** begin **
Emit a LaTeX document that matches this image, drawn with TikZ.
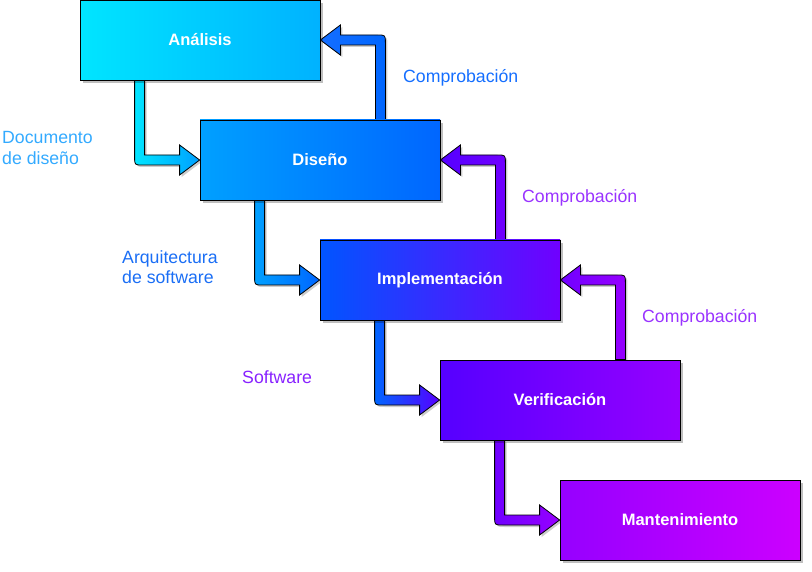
\documentclass[tikz,border=0pt]{standalone}
\usepackage{fontspec}
\setmainfont{Liberation Sans}
\usetikzlibrary{calc,shadows,backgrounds}

% phase colours (left / right of the gradient)
\definecolor{anaL}{RGB}{0,229,255}
\definecolor{anaR}{RGB}{0,178,255}
\definecolor{disL}{RGB}{0,160,255}
\definecolor{disR}{RGB}{0,102,255}
\definecolor{impL}{RGB}{0,85,255}
\definecolor{impR}{RGB}{112,0,255}
\definecolor{verL}{RGB}{85,0,255}
\definecolor{verR}{RGB}{150,0,255}
\definecolor{manL}{RGB}{150,0,255}
\definecolor{manR}{RGB}{204,0,255}
% label colours
\definecolor{docC}{RGB}{51,170,255}
\definecolor{arqC}{RGB}{26,110,245}
\definecolor{cmpA}{RGB}{20,110,255}
\definecolor{cmpB}{RGB}{153,51,255}
\definecolor{sftC}{RGB}{136,34,255}

% block arrow: down from #1, then right to #2
\newcommand\flowdown[4]{%
  \shade[flowarrow, left color=#3, right color=#4]
    ($(#1)+(-5,0)$) -- ($(#1 |- #2)+(-5,-3)$)
    .. controls ($(#1 |- #2)+(-5,5)$) .. ($(#1 |- #2)+(3,5)$)
    -- ($(#2)+(-20,5)$) -- ($(#2)+(-20,15)$) -- (#2)
    -- ($(#2)+(-20,-15)$) -- ($(#2)+(-20,-5)$)
    -- ($(#1 |- #2)+(5,-5)$) -- ($(#1)+(5,0)$) -- cycle;}
% block arrow: up from #1, then left to #2
\newcommand\flowup[4]{%
  \shade[flowarrow, left color=#3, right color=#4]
    ($(#1)+(5,0)$) -- ($(#1 |- #2)+(5,3)$)
    .. controls ($(#1 |- #2)+(5,-5)$) .. ($(#1 |- #2)+(-3,-5)$)
    -- ($(#2)+(20,-5)$) -- ($(#2)+(20,-15)$) -- (#2)
    -- ($(#2)+(20,15)$) -- ($(#2)+(20,5)$)
    -- ($(#1 |- #2)+(-5,5)$) -- ($(#1)+(-5,0)$) -- cycle;}

\begin{document}
\begin{tikzpicture}[x=1pt, y=-1pt,
  phase/.style={draw=black, line width=0.8pt, minimum width=240pt,
    minimum height=80pt, inner sep=0pt, text=white,
    font=\fontsize{16.5}{19}\selectfont\bfseries,
    drop shadow={shadow xshift=3pt, shadow yshift=-3pt, opacity=0.25, fill=black}},
  flowarrow/.style={draw=black, line width=0.8pt,
    drop shadow={shadow xshift=2pt, shadow yshift=-2pt, opacity=0.2, fill=black}},
  note/.style={anchor=west, align=left, inner sep=0pt,
    font=\fontsize{17.7}{20.5}\selectfont}]

\useasboundingbox (0,0) rectangle (812,572);

% Phases
\node[phase, left color=anaL, right color=anaR] (ana) at (200,40) {Análisis};
\node[phase, left color=disL, right color=disR] (dis) at (320,160) {Diseño};
\node[phase, left color=impL, right color=impR] (imp) at (440,280) {Implementación};
\node[phase, left color=verL, right color=verR] (ver) at (560,400) {Verificación};
\node[phase, left color=manL, right color=manR] (man) at (680,520) {Mantenimiento};

% Arrow ends on the boxes
\coordinate (ana-out) at ($(ana.south west)+(60,0)$);
\coordinate (dis-out) at ($(dis.south west)+(60,0)$);
\coordinate (dis-back) at ($(dis.north east)+(-60,0)$);
\coordinate (imp-out) at ($(imp.south west)+(60,0)$);
\coordinate (imp-back) at ($(imp.north east)+(-60,0)$);
\coordinate (ver-out) at ($(ver.south west)+(60,0)$);
\coordinate (ver-back) at ($(ver.north east)+(-60,0)$);

% Arrows
\begin{scope}[on background layer]
\flowdown{ana-out}{dis.west}{anaL}{disL}
\flowup{dis-back}{ana.east}{cmpA}{disR}
\flowdown{dis-out}{imp.west}{disL}{disR}
\flowup{imp-back}{dis.east}{verL}{impR}
\flowdown{imp-out}{ver.west}{disR}{verL}
\flowup{ver-back}{imp.east}{impR}{verR}
\flowdown{ver-out}{man.west}{impR}{manL}
\end{scope}

% Labels
\node[note, text=cmpA] (chk1) at (403,77.5) {Comprobación};
\node[note, text=docC] (doc) at (2,148) {Documento\\de diseño};
\node[note, text=arqC] (arq) at (122,267) {Arquitectura\\de software};
\node[note, text=cmpB] (chk2) at (522,197.5) {Comprobación};
\node[note, text=sftC] (sft) at (242,377.5) {Software};
\node[note, text=cmpB] (chk3) at (642,317.5) {Comprobación};
\end{tikzpicture}
\end{document}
** end **
> [TO DO]:
Output each line exactly; omit every picture.

> [FINISHED EXERCISE]:
Emit a LaTeX document that matches this image, drawn with TikZ.
\documentclass[tikz,border=0pt]{standalone}
\usepackage{fontspec}
\setmainfont{Liberation Sans}
\usetikzlibrary{calc,shadows,backgrounds}

% phase colours (left / right of the gradient)
\definecolor{anaL}{RGB}{0,229,255}
\definecolor{anaR}{RGB}{0,178,255}
\definecolor{disL}{RGB}{0,160,255}
\definecolor{disR}{RGB}{0,102,255}
\definecolor{impL}{RGB}{0,85,255}
\definecolor{impR}{RGB}{112,0,255}
\definecolor{verL}{RGB}{85,0,255}
\definecolor{verR}{RGB}{150,0,255}
\definecolor{manL}{RGB}{150,0,255}
\definecolor{manR}{RGB}{204,0,255}
% label colours
\definecolor{docC}{RGB}{51,170,255}
\definecolor{arqC}{RGB}{26,110,245}
\definecolor{cmpA}{RGB}{20,110,255}
\definecolor{cmpB}{RGB}{153,51,255}
\definecolor{sftC}{RGB}{136,34,255}

% block arrow: down from #1, then right to #2
\newcommand\flowdown[4]{%
  \shade[flowarrow, left color=#3, right color=#4]
    ($(#1)+(-5,0)$) -- ($(#1 |- #2)+(-5,-3)$)
    .. controls ($(#1 |- #2)+(-5,5)$) .. ($(#1 |- #2)+(3,5)$)
    -- ($(#2)+(-20,5)$) -- ($(#2)+(-20,15)$) -- (#2)
    -- ($(#2)+(-20,-15)$) -- ($(#2)+(-20,-5)$)
    -- ($(#1 |- #2)+(5,-5)$) -- ($(#1)+(5,0)$) -- cycle;}
% block arrow: up from #1, then left to #2
\newcommand\flowup[4]{%
  \shade[flowarrow, left color=#3, right color=#4]
    ($(#1)+(5,0)$) -- ($(#1 |- #2)+(5,3)$)
    .. controls ($(#1 |- #2)+(5,-5)$) .. ($(#1 |- #2)+(-3,-5)$)
    -- ($(#2)+(20,-5)$) -- ($(#2)+(20,-15)$) -- (#2)
    -- ($(#2)+(20,15)$) -- ($(#2)+(20,5)$)
    -- ($(#1 |- #2)+(-5,5)$) -- ($(#1)+(-5,0)$) -- cycle;}

\begin{document}
\begin{tikzpicture}[x=1pt, y=-1pt,
  phase/.style={draw=black, line width=0.8pt, minimum width=240pt,
    minimum height=80pt, inner sep=0pt, text=white,
    font=\fontsize{16.5}{19}\selectfont\bfseries,
    drop shadow={shadow xshift=3pt, shadow yshift=-3pt, opacity=0.25, fill=black}},
  flowarrow/.style={draw=black, line width=0.8pt,
    drop shadow={shadow xshift=2pt, shadow yshift=-2pt, opacity=0.2, fill=black}},
  note/.style={anchor=west, align=left, inner sep=0pt,
    font=\fontsize{17.7}{20.5}\selectfont}]

\useasboundingbox (0,0) rectangle (812,572);

% Phases
\node[phase, left color=anaL, right color=anaR] (ana) at (200,40) {Análisis};
\node[phase, left color=disL, right color=disR] (dis) at (320,160) {Diseño};
\node[phase, left color=impL, right color=impR] (imp) at (440,280) {Implementación};
\node[phase, left color=verL, right color=verR] (ver) at (560,400) {Verificación};
\node[phase, left color=manL, right color=manR] (man) at (680,520) {Mantenimiento};

% Arrow ends on the boxes
\coordinate (ana-out) at ($(ana.south west)+(60,0)$);
\coordinate (dis-out) at ($(dis.south west)+(60,0)$);
\coordinate (dis-back) at ($(dis.north east)+(-60,0)$);
\coordinate (imp-out) at ($(imp.south west)+(60,0)$);
\coordinate (imp-back) at ($(imp.north east)+(-60,0)$);
\coordinate (ver-out) at ($(ver.south west)+(60,0)$);
\coordinate (ver-back) at ($(ver.north east)+(-60,0)$);

% Arrows
\begin{scope}[on background layer]
\flowdown{ana-out}{dis.west}{anaL}{disL}
\flowup{dis-back}{ana.east}{cmpA}{disR}
\flowdown{dis-out}{imp.west}{disL}{disR}
\flowup{imp-back}{dis.east}{verL}{impR}
\flowdown{imp-out}{ver.west}{disR}{verL}
\flowup{ver-back}{imp.east}{impR}{verR}
\flowdown{ver-out}{man.west}{impR}{manL}
\end{scope}

% Labels
\node[note, text=cmpA] (chk1) at (403,77.5) {Comprobación};
\node[note, text=docC] (doc) at (2,148) {Documento\\de diseño};
\node[note, text=arqC] (arq) at (122,267) {Arquitectura\\de software};
\node[note, text=cmpB] (chk2) at (522,197.5) {Comprobación};
\node[note, text=sftC] (sft) at (242,377.5) {Software};
\node[note, text=cmpB] (chk3) at (642,317.5) {Comprobación};
\end{tikzpicture}
\end{document}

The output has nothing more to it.